In an attempt to distinguish children, parents frequently label them in a way that is more like a caricature. They focus on a couple small characteristics that are different and exaggerate them. Parents do this in an effort to give each child a separate identity. But your children will each have their own individual identity without your exaggeration. Doing this creates a box in your mind and your child’s. It lays bricks that form the foundation of who they are. You tend to only see things that are consistent with your idea of who each sibling is (the label you have imposed), and you foster those labeled characteristics directly through your encouragement and indirectly through your expectations. “Ashton is the athlete; he is so tough and active, while Landon is the artist; he is so sensitive and expressive.” We seem to have this drive to not just delineate but polarize. There seems to be this mistaken, unconscious belief that the more different they are, the better off they will be. This is not true. All of your children are best off having the world at their fingertips, being given the opportunity to develop to their fullest potential and not be limited by a role assigned to another sibling. Perhaps Ashton could have been the world’s greatest sculptor. We may never know because art was “Landon’s thing.” I cringe when I hear parents say things like, “Juniper is the wild one!” Is she really wild all of the time? Or is her sibling just exceptionally calm and by comparison you are labeling her as “wild?” If she had had a different sibling, she very well may have been labeled the calm one. We shouldn’t establish our children’s characteristics based on a comparison within the context of the sibling relationship.
Sit back and observe your children with open-minded wonder as they show you who they are through constant evolution. Encourage them to follow their passions and build on their strengths. Ensure the language you use around your children is based on that instead of a polarizing characterization of each sibling only in the context of a comparison to their brother or sister. Use language that conveys the temporary or self-driven nature of behavioral characteristics: “Man, you are running around like a Tasmanian devil today! You must have a lot of extra energy right now! What would you like to do with that energy? You could use it for some pretty awesome things,” versus, “Man, you are the hyper one! You are always so wild. Look how your sister is sitting quietly.”

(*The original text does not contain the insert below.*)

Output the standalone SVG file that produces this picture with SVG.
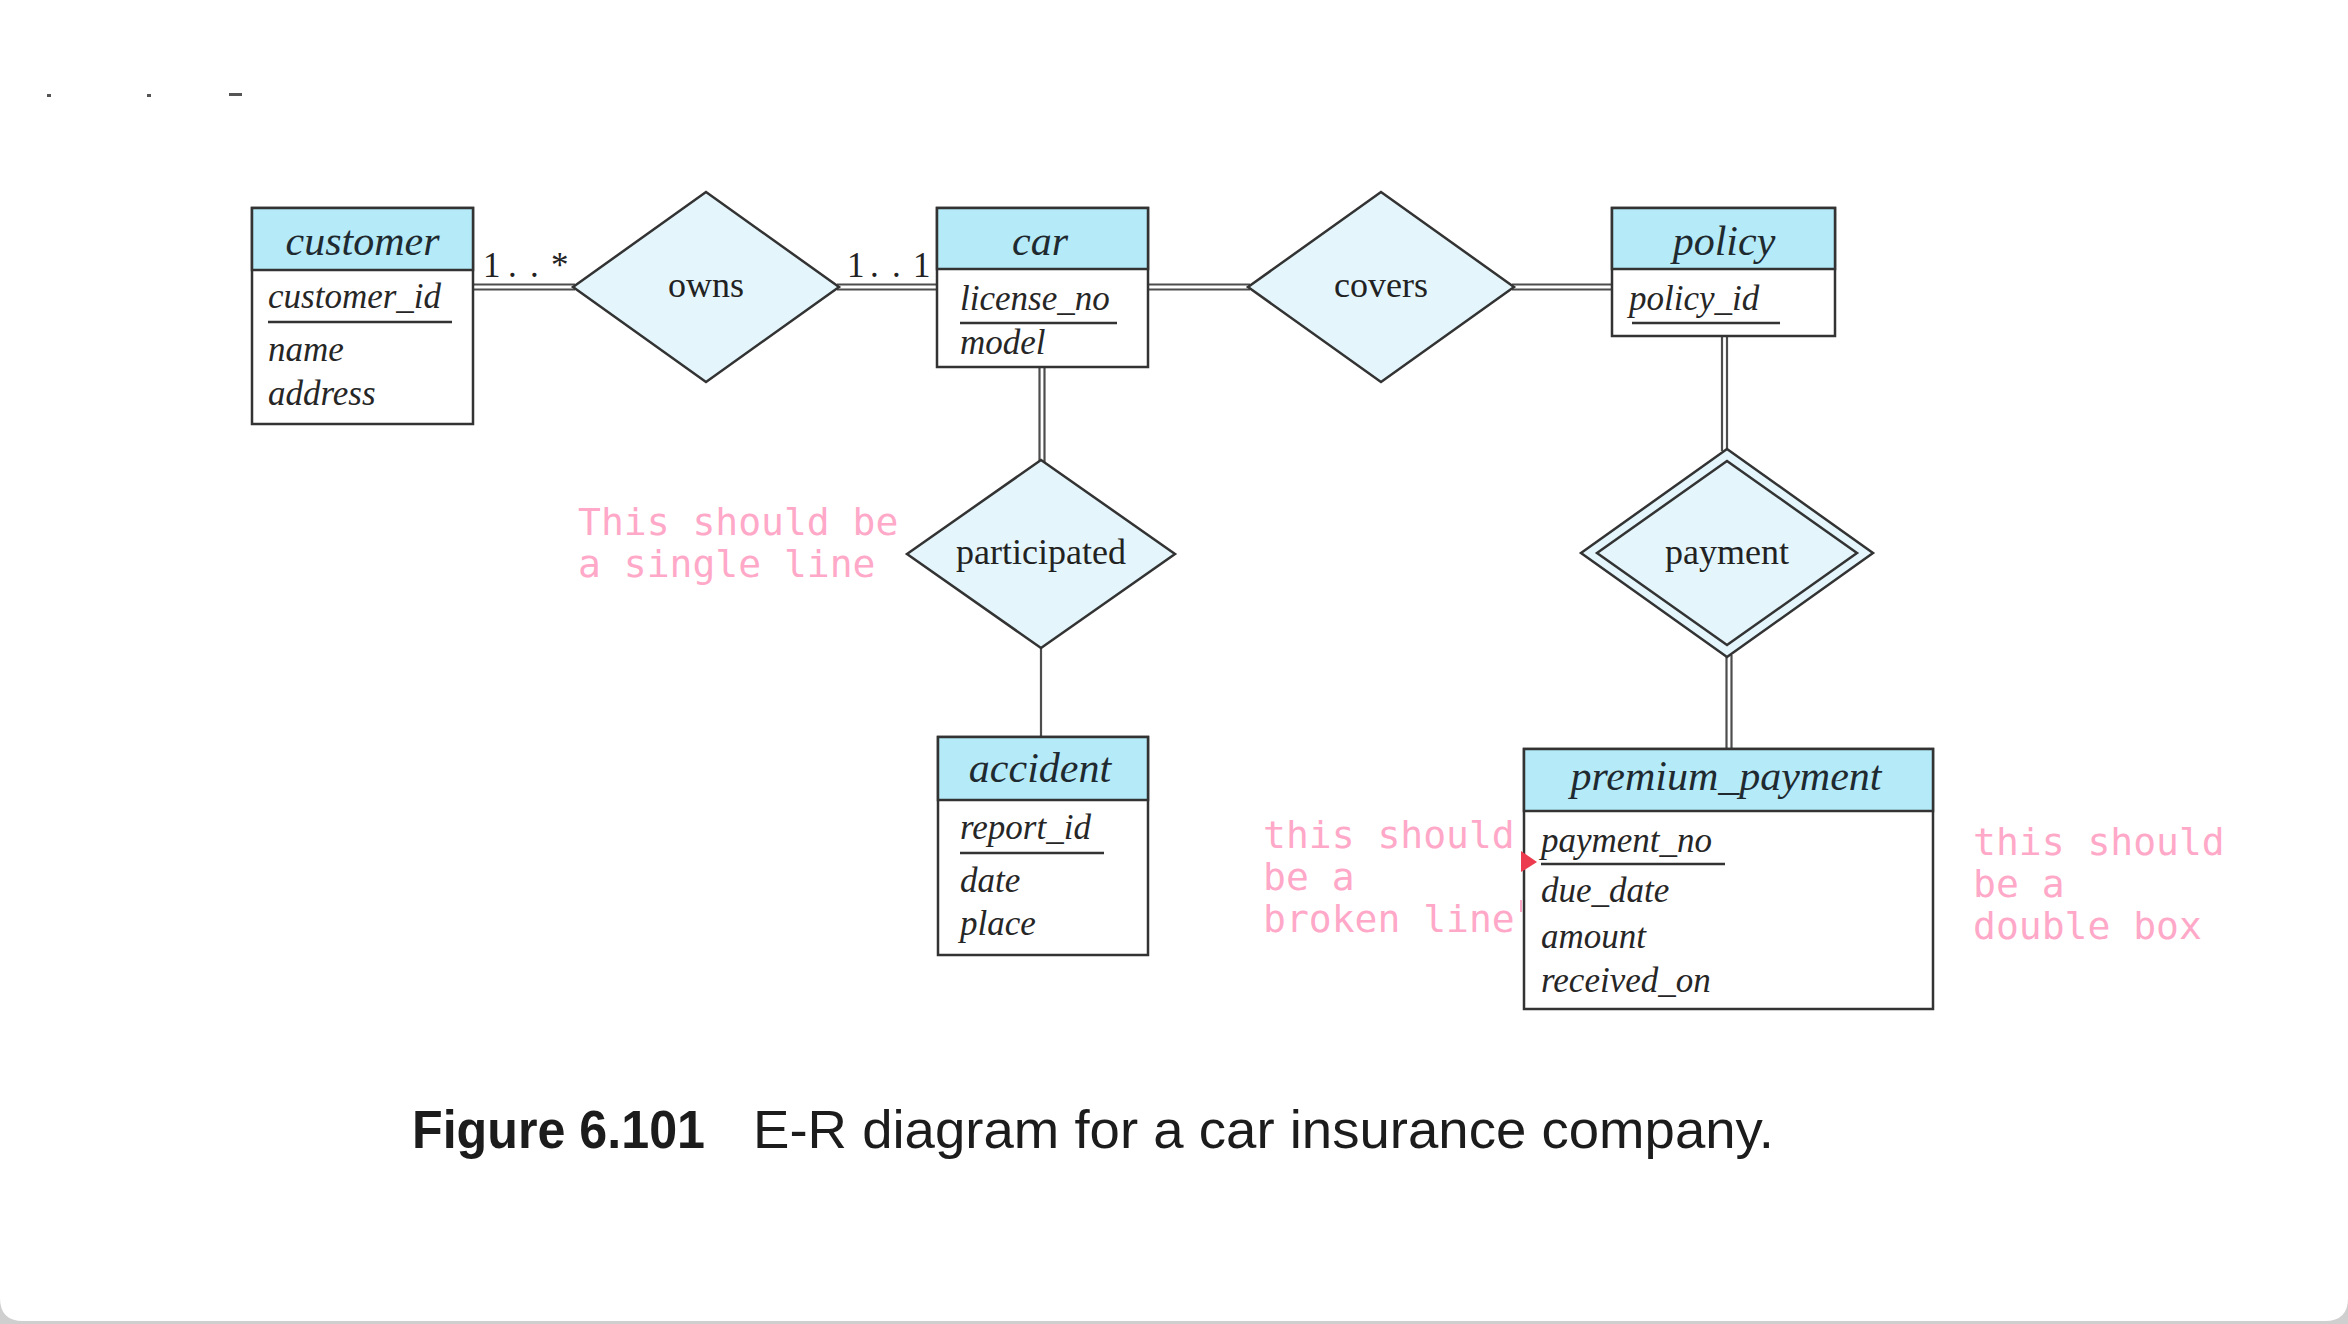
<svg xmlns="http://www.w3.org/2000/svg" width="2348" height="1324" viewBox="0 0 2348 1324">
<style>
.box{fill:#ffffff;stroke:#333;stroke-width:2.5}
.hdr{fill:#b5eaf8;stroke:#333;stroke-width:2.5}
.dia{fill:#e4f6fc;stroke:#333;stroke-width:2.5;stroke-linejoin:miter}
.dia2{fill:none;stroke:#333;stroke-width:2.5}
.title{font-family:"Liberation Serif",serif;font-style:italic;font-size:42px;fill:#1f2a30;text-anchor:middle}
.attr{font-family:"Liberation Serif",serif;font-style:italic;font-size:35px;fill:#262626}
.rel{font-family:"Liberation Serif",serif;font-size:36px;fill:#222;text-anchor:middle}
.card{font-family:"Liberation Serif",serif;font-size:35px;fill:#222}
.ul{stroke:#333;stroke-width:2.5}
.ln{stroke:#4d4d4d;stroke-width:2.2;fill:none}
.note{font-family:"DejaVu Sans Mono",monospace;font-size:38px;fill:#ffa8c8}
.cap{font-family:"Liberation Sans",sans-serif;font-size:53px;fill:#1c1c1c}
</style>
<rect x="0" y="0" width="2348" height="1324" fill="#cfcfcf"/>
<path d="M0,0 H2348 V1298 Q2348,1321 2325,1321 H23 Q0,1321 0,1298 Z" fill="#ffffff"/>
<g id="marks" fill="#555">
<rect x="47" y="94" width="4" height="3"/>
<rect x="147" y="94" width="4" height="3"/>
<rect x="229" y="93" width="13" height="3"/>
</g>
<g id="connectors">
<line class="ln" x1="473" y1="284.5" x2="575" y2="284.5"/>
<line class="ln" x1="473" y1="289.5" x2="575" y2="289.5"/>
<line class="ln" x1="837" y1="284.5" x2="937" y2="284.5"/>
<line class="ln" x1="837" y1="289.5" x2="937" y2="289.5"/>
<line class="ln" x1="1148" y1="284.5" x2="1250" y2="284.5"/>
<line class="ln" x1="1148" y1="289.5" x2="1250" y2="289.5"/>
<line class="ln" x1="1512" y1="284.5" x2="1612" y2="284.5"/>
<line class="ln" x1="1512" y1="289.5" x2="1612" y2="289.5"/>
<line class="ln" x1="1039.5" y1="367" x2="1039.5" y2="462"/>
<line class="ln" x1="1044.5" y1="367" x2="1044.5" y2="462"/>
<line class="ln" x1="1041" y1="648" x2="1041" y2="737"/>
<line class="ln" x1="1722" y1="336" x2="1722" y2="451"/>
<line class="ln" x1="1727" y1="336" x2="1727" y2="451"/>
<line class="ln" x1="1726.5" y1="655" x2="1726.5" y2="749"/>
<line class="ln" x1="1731.5" y1="655" x2="1731.5" y2="749"/>
<text class="card" x="483 508 530 551" y="277">1..*</text>
<text class="card" x="847 870 892 913" y="277">1..1</text>
</g>
<g id="customer">
<rect class="box" x="252" y="208" width="221" height="216"/>
<rect class="hdr" x="252" y="208" width="221" height="62"/>
<text class="title" x="362.5" y="255">customer</text>
<text class="attr" x="268" y="308">customer_id</text>
<line class="ul" x1="268" y1="322" x2="452" y2="322"/>
<text class="attr" x="268" y="361">name</text>
<text class="attr" x="268" y="405">address</text>
</g>
<g id="owns">
<polygon class="dia" points="573,287 706,192 839,287 706,382"/>
<text class="rel" x="706" y="297">owns</text>
</g>
<g id="car">
<rect class="box" x="937" y="208" width="211" height="159"/>
<rect class="hdr" x="937" y="208" width="211" height="61"/>
<text class="title" x="1040" y="255">car</text>
<text class="attr" x="960" y="310">license_no</text>
<line class="ul" x1="960" y1="323" x2="1117" y2="323"/>
<text class="attr" x="960" y="354">model</text>
</g>
<g id="covers">
<polygon class="dia" points="1248,287 1381,192 1514,287 1381,382"/>
<text class="rel" x="1381" y="297">covers</text>
</g>
<g id="policy">
<rect class="box" x="1612" y="208" width="223" height="128"/>
<rect class="hdr" x="1612" y="208" width="223" height="61"/>
<text class="title" x="1724" y="255">policy</text>
<text class="attr" x="1629" y="310">policy_id</text>
<line class="ul" x1="1632" y1="323" x2="1780" y2="323"/>
</g>
<g id="participated">
<polygon class="dia" points="907,554 1041,460 1175,554 1041,648"/>
<text class="rel" x="1041" y="564">participated</text>
</g>
<g id="payment">
<polygon class="dia" points="1581,553 1727,449 1873,553 1727,657"/>
<polygon class="dia2" points="1597,553 1727,461 1857,553 1727,645"/>
<text class="rel" x="1727" y="564">payment</text>
</g>
<g id="accident">
<rect class="box" x="938" y="737" width="210" height="218"/>
<rect class="hdr" x="938" y="737" width="210" height="63"/>
<text class="title" x="1040" y="782">accident</text>
<text class="attr" x="960" y="839">report_id</text>
<line class="ul" x1="960" y1="853" x2="1104" y2="853"/>
<text class="attr" x="960" y="892">date</text>
<text class="attr" x="960" y="935">place</text>
</g>
<g id="premium_payment">
<rect class="box" x="1524" y="749" width="409" height="260"/>
<rect class="hdr" x="1524" y="749" width="409" height="62"/>
<text class="title" x="1726" y="790">premium_payment</text>
<text class="attr" x="1541" y="852">payment_no</text>
<line class="ul" x1="1541" y1="864" x2="1725" y2="864"/>
<text class="attr" x="1541" y="902">due_date</text>
<text class="attr" x="1541" y="948">amount</text>
<text class="attr" x="1541" y="992">received_on</text>
</g>
<g id="annotations">
<text class="note" x="578" y="535">This should be</text>
<text class="note" x="578" y="577">a single line</text>
<text class="note" x="1263" y="848">this should</text>
<text class="note" x="1263" y="890">be a</text>
<text class="note" x="1263" y="932">broken line</text>
<text class="note" x="1973" y="855">this should</text>
<text class="note" x="1973" y="897">be a</text>
<text class="note" x="1973" y="939">double box</text>
<polygon points="1521,851 1537,862 1521,872" fill="#ec3b4f"/>
<line x1="1521" y1="900" x2="1521" y2="912" stroke="#ffa8c8" stroke-width="2"/>
</g>
<g id="caption">
<text class="cap" x="412" y="1148" font-weight="bold" textLength="293" lengthAdjust="spacingAndGlyphs">Figure 6.101</text>
<text class="cap" x="753" y="1148" textLength="1021" lengthAdjust="spacingAndGlyphs">E-R diagram for a car insurance company.</text>
</g>
</svg>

One of the worst things you can do to a sibling relationship is encourage competition between siblings. Parents often complain about sibling rivalry while simultaneously encouraging that negatively based competition through their comparisons. “Look at how your brother is behaving right now. That is how I want you to behave.” If your family enjoys healthy competition, be sure to compete in a variety of activities that bring out each child’s strengths. If one child excels at skateboarding and another has a killer vocabulary, hit the skate park and play a game of Scrabble. Teach your children to encourage and support each other, cheering each other on and consoling each other. Balance individual triumph with cooperative group success. There doesn’t always have to be a winner and a loser. Go kayaking or put on a family play. “How can we all succeed together?”
“I’m noticing there are cars zooming quickly down this street. When you play wildly so close to the road I feel nervous because I’m afraid you will fall into the street. I’m wondering how we can all still play wildly without being in danger. Ah yes, let’s play by the trees.”
The language of your approach positions you in your relationship at every interaction. Adversarial language with top-down power and exaggerated labels distance and set you up for failure. But the mainstream template of control isn’t the only way. There is a path of mutual respect and compassion, and mindful positioning language is the way there.